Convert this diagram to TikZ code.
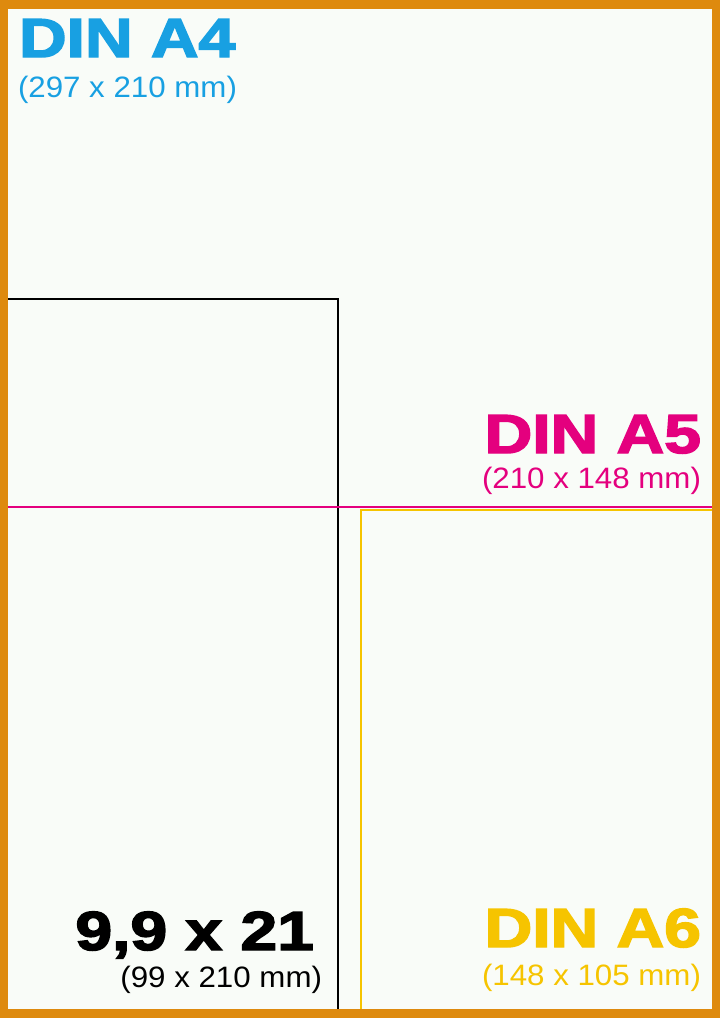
\documentclass[tikz,border=0pt]{standalone}
\usepackage{fontspec}
\setmainfont{Liberation Sans}
\newfontfamily\heavy{Liberation Sans}[BoldFeatures={FakeBold=2.6}]
\definecolor{frameorange}{RGB}{222,138,14}
\definecolor{paper}{RGB}{249,252,248}
\definecolor{aqua}{RGB}{24,160,226}
\definecolor{magent}{RGB}{228,0,126}
\definecolor{gold}{RGB}{246,196,0}
\newcommand\hd[1]{\scalebox{1.2}[1]{\heavy\bfseries\fontsize{55}{60}\selectfont #1}}
\newcommand\sub[1]{\scalebox{1.06}[1]{\fontsize{29.5}{32}\selectfont #1}}
\begin{document}
\begin{tikzpicture}[x=1pt,y=-1pt,
  lbl/.style={inner sep=0pt, outer sep=0pt},
  edge/.style={line width=1.9pt}]
\useasboundingbox (0,0) rectangle (720,1018);
\fill[frameorange] (0,0) rectangle (720,1018);
\fill[paper] (8,9) rectangle (712,1009);
% corner coordinates
\coordinate (bl) at (8,299);
\coordinate (bc) at (338,299);
\coordinate (bb) at (338,1009);
\coordinate (ml) at (8,507);
\coordinate (mr) at (712,507);
\coordinate (yt) at (361,510);
\coordinate (yr) at (712,510);
\coordinate (yb) at (361,1009);
\draw[edge, black] (bl) -- (bc) -- (bb);
\draw[edge, magent] (ml) -- (mr);
\draw[edge, gold] (yb) -- (yt) -- (yr);
% labels
\node[lbl, anchor=base west, text=aqua] (a4) at (19,57) {\hd{DIN A4}};
\node[lbl, anchor=base west, text=aqua] (a4s) at (18,97) {\sub{(297 x 210 mm)}};
\node[lbl, anchor=base east, text=magent] (a5) at (701,453) {\hd{DIN A5}};
\node[lbl, anchor=base east, text=magent] (a5s) at (701,488) {\sub{(210 x 148 mm)}};
\node[lbl, anchor=base east, text=black] (dl) at (314,950) {\hd{9,9 x 21}};
\node[lbl, anchor=base east, text=black] (dls) at (322,987) {\sub{(99 x 210 mm)}};
\node[lbl, anchor=base east, text=gold] (a6) at (701,947) {\hd{DIN A6}};
\node[lbl, anchor=base east, text=gold] (a6s) at (701,985) {\sub{(148 x 105 mm)}};
\end{tikzpicture}
\end{document}
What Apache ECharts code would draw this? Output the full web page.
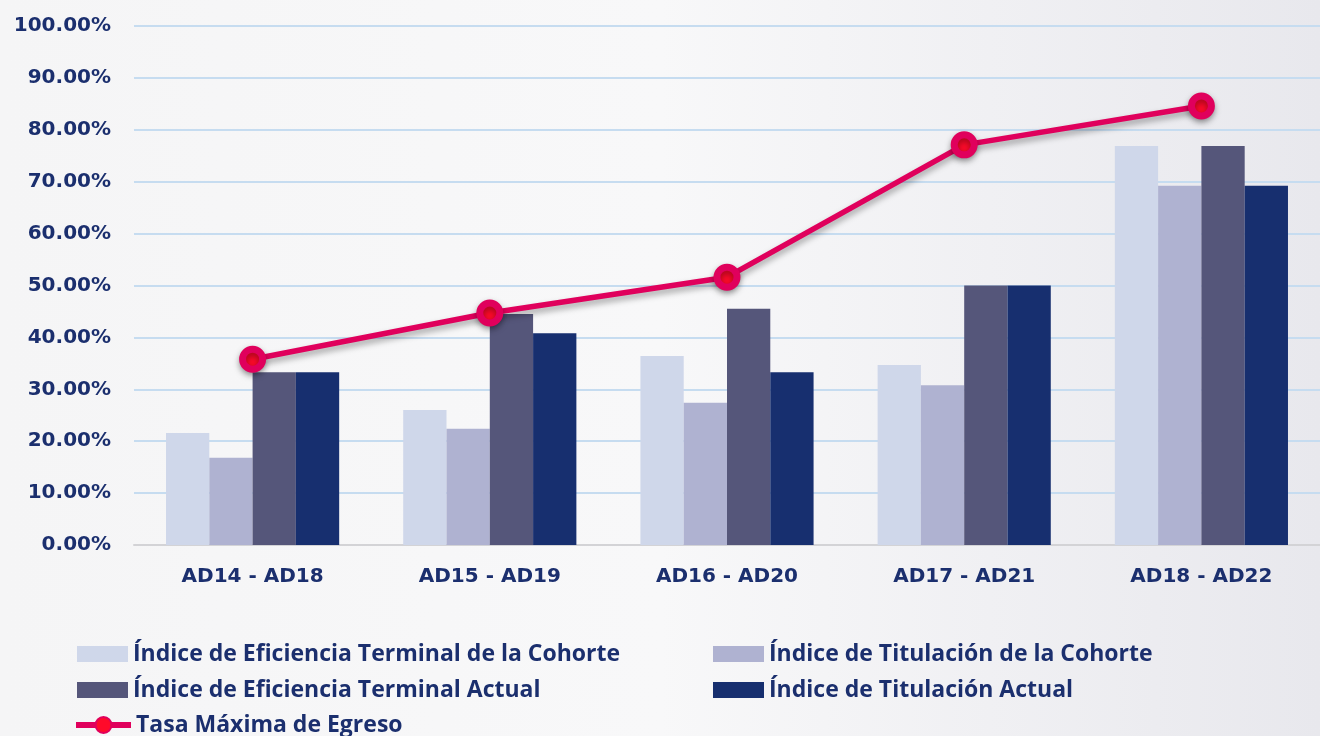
<!DOCTYPE html>
<html>
<head>
<meta charset="utf-8">
<script src="https://cdn.jsdelivr.net/npm/echarts@6/dist/echarts.min.js"></script>
<style>
html,body{margin:0;padding:0;}
#chart{width:1320px;height:736px;}
</style>
</head>
<body>
<div id="chart"></div>
<script>
const categories = ['AD14 - AD18','AD15 - AD19','AD16 - AD20','AD17 - AD21','AD18 - AD22'];
const seriesNames = [
  'Índice de Eficiencia Terminal de la Cohorte',
  'Índice de Titulación de la Cohorte',
  'Índice de Eficiencia Terminal Actual',
  'Índice de Titulación Actual',
  'Tasa Máxima de Egreso'
];
const efCohorte   = [21.6, 26.0, 36.4, 34.7, 76.9];
const titCohorte  = [16.8, 22.4, 27.4, 30.8, 69.2];
const efActual    = [33.3, 44.5, 45.5, 50.0, 76.9];
const titActual   = [33.3, 40.8, 33.3, 50.0, 69.2];
const tasaMaxima  = [35.8, 44.7, 51.6, 77.1, 84.6];
const yTicks = [0,10,20,30,40,50,60,70,80,90,100];

const colors = ['#cfd7ea','#afb2d1','#55567a','#172f6f'];
const textColor = '#1b2f6e';

const chart = echarts.init(document.getElementById('chart'));
const barData = [efCohorte, titCohorte, efActual, titActual];
const series = barData.map((d,i)=>({
  name: seriesNames[i], type:'bar', data:d, barGap:'0%', barCategoryGap:'27%',
  itemStyle:{color:colors[i]}, z:2
}));
series.push({
  name: seriesNames[4], type:'line', data:tasaMaxima, z:5,
  symbol:'circle', symbolSize:20,
  lineStyle:{color:'#e0005c', width:5.5, shadowColor:'rgba(0,0,0,0.35)', shadowBlur:6, shadowOffsetY:4},
  itemStyle:{color:'#ff0a2a', borderColor:'#e0005c', borderWidth:7, shadowColor:'rgba(0,0,0,0.35)', shadowBlur:6, shadowOffsetY:3}
});

const legendText = {color:textColor, fontFamily:'Open Sans', fontWeight:'bold', fontSize:23, lineHeight:24};
function lg(name, left, centerY, opts){
  return Object.assign({left:left, top:centerY-12, padding:0, orient:'horizontal',
    itemWidth:51, itemHeight:16, icon:'rect', data:[name], textStyle:legendText, selectedMode:false}, opts||{});
}
chart.setOption({
  backgroundColor:{type:'linear', x:0, y:0, x2:1, y2:0, colorStops:[
    {offset:0,color:'#f5f5f6'},{offset:0.5,color:'#f8f8f9'},{offset:1,color:'#e8e8ed'}]},
  animation:false,
  grid:{left:134, right:-6, top:26, bottom:191, containLabel:false},
  xAxis:{type:'category', data:categories,
    axisLine:{lineStyle:{color:'#d3d3d6', width:2}}, axisTick:{show:false},
    axisLabel:{color:textColor, fontFamily:'DejaVu Sans', fontWeight:'bold', fontSize:20, margin:22}},
  yAxis:{type:'value', min:yTicks[0], max:yTicks[yTicks.length-1], interval:10,
    axisLine:{show:false}, axisTick:{show:false},
    splitLine:{lineStyle:{color:'#c6dcf0', width:2}},
    axisLabel:{color:textColor, fontFamily:'DejaVu Sans', fontWeight:'bold', fontSize:20, margin:23,
      formatter:v=>v.toFixed(2)+'%'}},
  legend:[
    lg(seriesNames[0], 77, 654),
    lg(seriesNames[2], 77, 690),
    lg(seriesNames[4], 73, 725, {icon:null, itemWidth:55, itemHeight:20, lineStyle:{width:6}}),
    lg(seriesNames[1], 713, 654, {itemWidth:51}),
    lg(seriesNames[3], 713, 690, {itemWidth:51})
  ],
  series:series
});
</script>
</body>
</html>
----
Exercise objective> Without the pictures, print the records in full, exactly as they appear.

Expected answer>
Convert this diagram to TikZ code.
\documentclass[tikz,border=0pt]{standalone}
\usepackage{fontspec}
\setmainfont{Liberation Sans}
\newfontfamily\heavy{Liberation Sans}[BoldFeatures={FakeBold=2.6}]
\definecolor{frameorange}{RGB}{222,138,14}
\definecolor{paper}{RGB}{249,252,248}
\definecolor{aqua}{RGB}{24,160,226}
\definecolor{magent}{RGB}{228,0,126}
\definecolor{gold}{RGB}{246,196,0}
\newcommand\hd[1]{\scalebox{1.2}[1]{\heavy\bfseries\fontsize{55}{60}\selectfont #1}}
\newcommand\sub[1]{\scalebox{1.06}[1]{\fontsize{29.5}{32}\selectfont #1}}
\begin{document}
\begin{tikzpicture}[x=1pt,y=-1pt,
  lbl/.style={inner sep=0pt, outer sep=0pt},
  edge/.style={line width=1.9pt}]
\useasboundingbox (0,0) rectangle (720,1018);
\fill[frameorange] (0,0) rectangle (720,1018);
\fill[paper] (8,9) rectangle (712,1009);
% corner coordinates
\coordinate (bl) at (8,299);
\coordinate (bc) at (338,299);
\coordinate (bb) at (338,1009);
\coordinate (ml) at (8,507);
\coordinate (mr) at (712,507);
\coordinate (yt) at (361,510);
\coordinate (yr) at (712,510);
\coordinate (yb) at (361,1009);
\draw[edge, black] (bl) -- (bc) -- (bb);
\draw[edge, magent] (ml) -- (mr);
\draw[edge, gold] (yb) -- (yt) -- (yr);
% labels
\node[lbl, anchor=base west, text=aqua] (a4) at (19,57) {\hd{DIN A4}};
\node[lbl, anchor=base west, text=aqua] (a4s) at (18,97) {\sub{(297 x 210 mm)}};
\node[lbl, anchor=base east, text=magent] (a5) at (701,453) {\hd{DIN A5}};
\node[lbl, anchor=base east, text=magent] (a5s) at (701,488) {\sub{(210 x 148 mm)}};
\node[lbl, anchor=base east, text=black] (dl) at (314,950) {\hd{9,9 x 21}};
\node[lbl, anchor=base east, text=black] (dls) at (322,987) {\sub{(99 x 210 mm)}};
\node[lbl, anchor=base east, text=gold] (a6) at (701,947) {\hd{DIN A6}};
\node[lbl, anchor=base east, text=gold] (a6s) at (701,985) {\sub{(148 x 105 mm)}};
\end{tikzpicture}
\end{document}
What Apache ECharts code would draw this? Output the full web page.
<!DOCTYPE html>
<html>
<head>
<meta charset="utf-8">
<script src="https://cdn.jsdelivr.net/npm/echarts@6/dist/echarts.min.js"></script>
<style>
html,body{margin:0;padding:0;}
#chart{width:1320px;height:736px;}
</style>
</head>
<body>
<div id="chart"></div>
<script>
const categories = ['AD14 - AD18','AD15 - AD19','AD16 - AD20','AD17 - AD21','AD18 - AD22'];
const seriesNames = [
  'Índice de Eficiencia Terminal de la Cohorte',
  'Índice de Titulación de la Cohorte',
  'Índice de Eficiencia Terminal Actual',
  'Índice de Titulación Actual',
  'Tasa Máxima de Egreso'
];
const efCohorte   = [21.6, 26.0, 36.4, 34.7, 76.9];
const titCohorte  = [16.8, 22.4, 27.4, 30.8, 69.2];
const efActual    = [33.3, 44.5, 45.5, 50.0, 76.9];
const titActual   = [33.3, 40.8, 33.3, 50.0, 69.2];
const tasaMaxima  = [35.8, 44.7, 51.6, 77.1, 84.6];
const yTicks = [0,10,20,30,40,50,60,70,80,90,100];

const colors = ['#cfd7ea','#afb2d1','#55567a','#172f6f'];
const textColor = '#1b2f6e';

const chart = echarts.init(document.getElementById('chart'));
const barData = [efCohorte, titCohorte, efActual, titActual];
const series = barData.map((d,i)=>({
  name: seriesNames[i], type:'bar', data:d, barGap:'0%', barCategoryGap:'27%',
  itemStyle:{color:colors[i]}, z:2
}));
series.push({
  name: seriesNames[4], type:'line', data:tasaMaxima, z:5,
  symbol:'circle', symbolSize:20,
  lineStyle:{color:'#e0005c', width:5.5, shadowColor:'rgba(0,0,0,0.35)', shadowBlur:6, shadowOffsetY:4},
  itemStyle:{color:'#ff0a2a', borderColor:'#e0005c', borderWidth:7, shadowColor:'rgba(0,0,0,0.35)', shadowBlur:6, shadowOffsetY:3}
});

const legendText = {color:textColor, fontFamily:'Open Sans', fontWeight:'bold', fontSize:23, lineHeight:24};
function lg(name, left, centerY, opts){
  return Object.assign({left:left, top:centerY-12, padding:0, orient:'horizontal',
    itemWidth:51, itemHeight:16, icon:'rect', data:[name], textStyle:legendText, selectedMode:false}, opts||{});
}
chart.setOption({
  backgroundColor:{type:'linear', x:0, y:0, x2:1, y2:0, colorStops:[
    {offset:0,color:'#f5f5f6'},{offset:0.5,color:'#f8f8f9'},{offset:1,color:'#e8e8ed'}]},
  animation:false,
  grid:{left:134, right:-6, top:26, bottom:191, containLabel:false},
  xAxis:{type:'category', data:categories,
    axisLine:{lineStyle:{color:'#d3d3d6', width:2}}, axisTick:{show:false},
    axisLabel:{color:textColor, fontFamily:'DejaVu Sans', fontWeight:'bold', fontSize:20, margin:22}},
  yAxis:{type:'value', min:yTicks[0], max:yTicks[yTicks.length-1], interval:10,
    axisLine:{show:false}, axisTick:{show:false},
    splitLine:{lineStyle:{color:'#c6dcf0', width:2}},
    axisLabel:{color:textColor, fontFamily:'DejaVu Sans', fontWeight:'bold', fontSize:20, margin:23,
      formatter:v=>v.toFixed(2)+'%'}},
  legend:[
    lg(seriesNames[0], 77, 654),
    lg(seriesNames[2], 77, 690),
    lg(seriesNames[4], 73, 725, {icon:null, itemWidth:55, itemHeight:20, lineStyle:{width:6}}),
    lg(seriesNames[1], 713, 654, {itemWidth:51}),
    lg(seriesNames[3], 713, 690, {itemWidth:51})
  ],
  series:series
});
</script>
</body>
</html>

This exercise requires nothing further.